|
|
|
|
|
by liamzebedee
2714 days ago
|
|
Wow, your product is super cool! I was going to post this in an Ask HN but maybe you would like to share instead - what is it like to architect a crawler for social media sites? With Twitter Music shutdown, I was looking back on their acquihire of WeAreHunted, a music ranking service which at its core was a crawler that indexed torrents/tumblr/soundcloud to find what's up and coming. As I was pondering this, I was thinking about how they would normalise the data. My main question was, how much difficulty do you encounter indexing a social site? I can imagine Tumblr, Facebook, and other sites have a plurality of new content appearing at arbitrary intervals (posts, comments, etc) - and I don't imagine that there are RSS feeds to diff here. So how would it function? |
|
Basically you have a link rank build out your crawl frontier and then you have an incremental ranking algorithm re-rank the frontier.
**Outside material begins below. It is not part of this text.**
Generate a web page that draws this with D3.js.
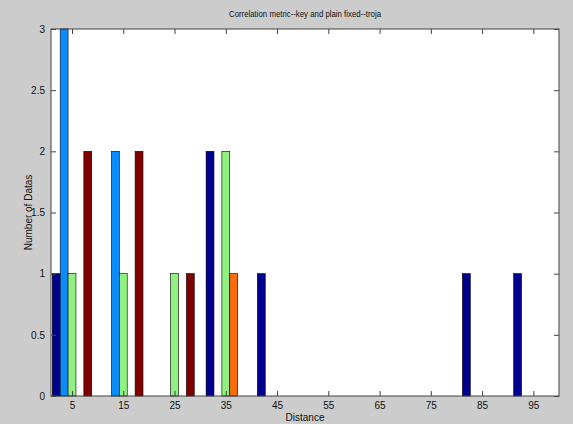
<!DOCTYPE html>
<html>
<head>
<meta charset="utf-8">
<script src="https://cdn.jsdelivr.net/npm/d3@7"></script>
<style>
  body { margin: 0; background: #cccccc; }
  svg { display: block; }
  text { font-family: "Liberation Sans Narrow", "Liberation Sans", Arial, sans-serif; fill: #111; }
</style>
</head>
<body>
<div id="chart"></div>
<script>
// bin centres (distance)
var centers = [5, 15, 25, 35, 45, 55, 65, 75, 85, 95];
// one array per series, one value per bin
var series1 = [1, 0, 0, 2, 1, 0, 0, 0, 1, 1];
var series2 = [3, 2, 0, 0, 0, 0, 0, 0, 0, 0];
var series3 = [1, 1, 1, 2, 0, 0, 0, 0, 0, 0];
var series4 = [0, 0, 0, 1, 0, 0, 0, 0, 0, 0];
var series5 = [2, 2, 1, 0, 0, 0, 0, 0, 0, 0];
var colors = ["#00008f", "#0a8cff", "#90f080", "#ff6a0a", "#800000"];
var yTicks = [0, 0.5, 1, 1.5, 2, 2.5, 3];

var allSeries = [series1, series2, series3, series4, series5];

var chart_width = 573, chart_height = 424;
// plot box (note: "top" is a reserved window prop, so use pl/pr/pt/pb)
var pl = 51, pr = 559, pt = 29, pb = 396;

var svg = d3.select('#chart')
  .append('svg')
  .attr('width', chart_width)
  .attr('height', chart_height);

svg.append('rect')
  .attr('width', chart_width).attr('height', chart_height)
  .attr('fill', '#cccccc');

// scales
var x = d3.scaleLinear().domain([0.9, 100]).range([pl, pr]);
var y = d3.scaleLinear().domain([0, 3]).range([pb, pt]);

// matlab style grouped bars: group width 10*5/6.5, each bar a fifth of it
var groupW = 10 * Math.min(0.8, 5 / 6.5);
var barW = groupW / 5;

svg.append('rect')
  .attr('x', pl).attr('y', pt)
  .attr('width', pr - pl).attr('height', pb - pt)
  .attr('fill', '#ffffff');

var bars = [];
allSeries.forEach((s, k) => {
  s.forEach((v, i) => {
    if (v > 0) bars.push({ k: k, c: centers[i], v: v });
  });
});

svg.selectAll('rect.bar')
  .data(bars)
  .enter()
  .append('rect')
  .attr('class', 'bar')
  .attr('x', (d) => x(d.c + (d.k - 2) * barW - barW / 2))
  .attr('width', (d) => x(barW) - x(0))
  .attr('y', (d) => y(d.v))
  .attr('height', (d) => y(0) - y(d.v))
  .attr('fill', (d) => colors[d.k])
  .attr('stroke', '#000')
  .attr('stroke-width', 0.6);

// axes: ticks pointing inward, on all four sides
var fmt = (d) => d3.format('~g')(d);
var axB = svg.append('g').attr('transform', 'translate(0,' + pb + ')')
  .call(d3.axisBottom(x).tickValues(centers).tickSizeInner(-5).tickSizeOuter(0).tickPadding(6));
var axT = svg.append('g').attr('transform', 'translate(0,' + pt + ')')
  .call(d3.axisTop(x).tickValues(centers).tickSizeInner(-5).tickSizeOuter(0).tickFormat(''));
var axL = svg.append('g').attr('transform', 'translate(' + pl + ',0)')
  .call(d3.axisLeft(y).tickValues(yTicks).tickFormat(fmt).tickSizeInner(-5).tickSizeOuter(0).tickPadding(6));
var axR = svg.append('g').attr('transform', 'translate(' + pr + ',0)')
  .call(d3.axisRight(y).tickValues(yTicks).tickSizeInner(-5).tickSizeOuter(0).tickFormat(''));

[axB, axT, axL, axR].forEach((a) => {
  a.select('.domain').remove();
  a.selectAll('line').attr('stroke', '#444');
  a.selectAll('text').attr('font-size', 10).attr('fill', '#111')
    .style('font-family', '"Liberation Sans Narrow", "Liberation Sans", Arial, sans-serif');
});

svg.append('rect')
  .attr('x', pl).attr('y', pt)
  .attr('width', pr - pl).attr('height', pb - pt)
  .attr('fill', 'none')
  .attr('stroke', '#444')
  .attr('stroke-width', 1);

// labels
svg.append('text')
  .text('Correlation metric--key and plain fixed--troja')
  .attr('x', (pl + pr) / 2).attr('y', 17)
  .attr('text-anchor', 'middle')
  .attr('font-size', 9)
  .attr('textLength', 152).attr('lengthAdjust', 'spacingAndGlyphs');

svg.append('text')
  .text('Distance')
  .attr('x', (pl + pr) / 2).attr('y', 421)
  .attr('text-anchor', 'middle')
  .attr('font-size', 10);

svg.append('text')
  .text('Number of Datas')
  .attr('transform', 'translate(32,' + (pt + pb) / 2 + ') rotate(-90)')
  .attr('text-anchor', 'middle')
  .attr('font-size', 10);
</script>
</body>
</html>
The problem is that latency is a major factor.
Many of the top social news posts start from some random user that witnesses something very interesting and then that shoots up rapidly.
Our goal basically has to be to index anything that's not spam and has a potential for being massive.
Additionally, a lot of the old school Google architecture applies. A lot of our infra is devoted to solving problems that would be insanely expensive to build out in the cloud.
We keep re-running the math but to purchase our infra on Amazon web services would be like 150-250k per month but we're doing it for about 12-15k per month.
It's definitely fun to have access to this much content though.
Additionally, our customers are brilliant and we get to work with the CTOs of some very cool companies which is always fun!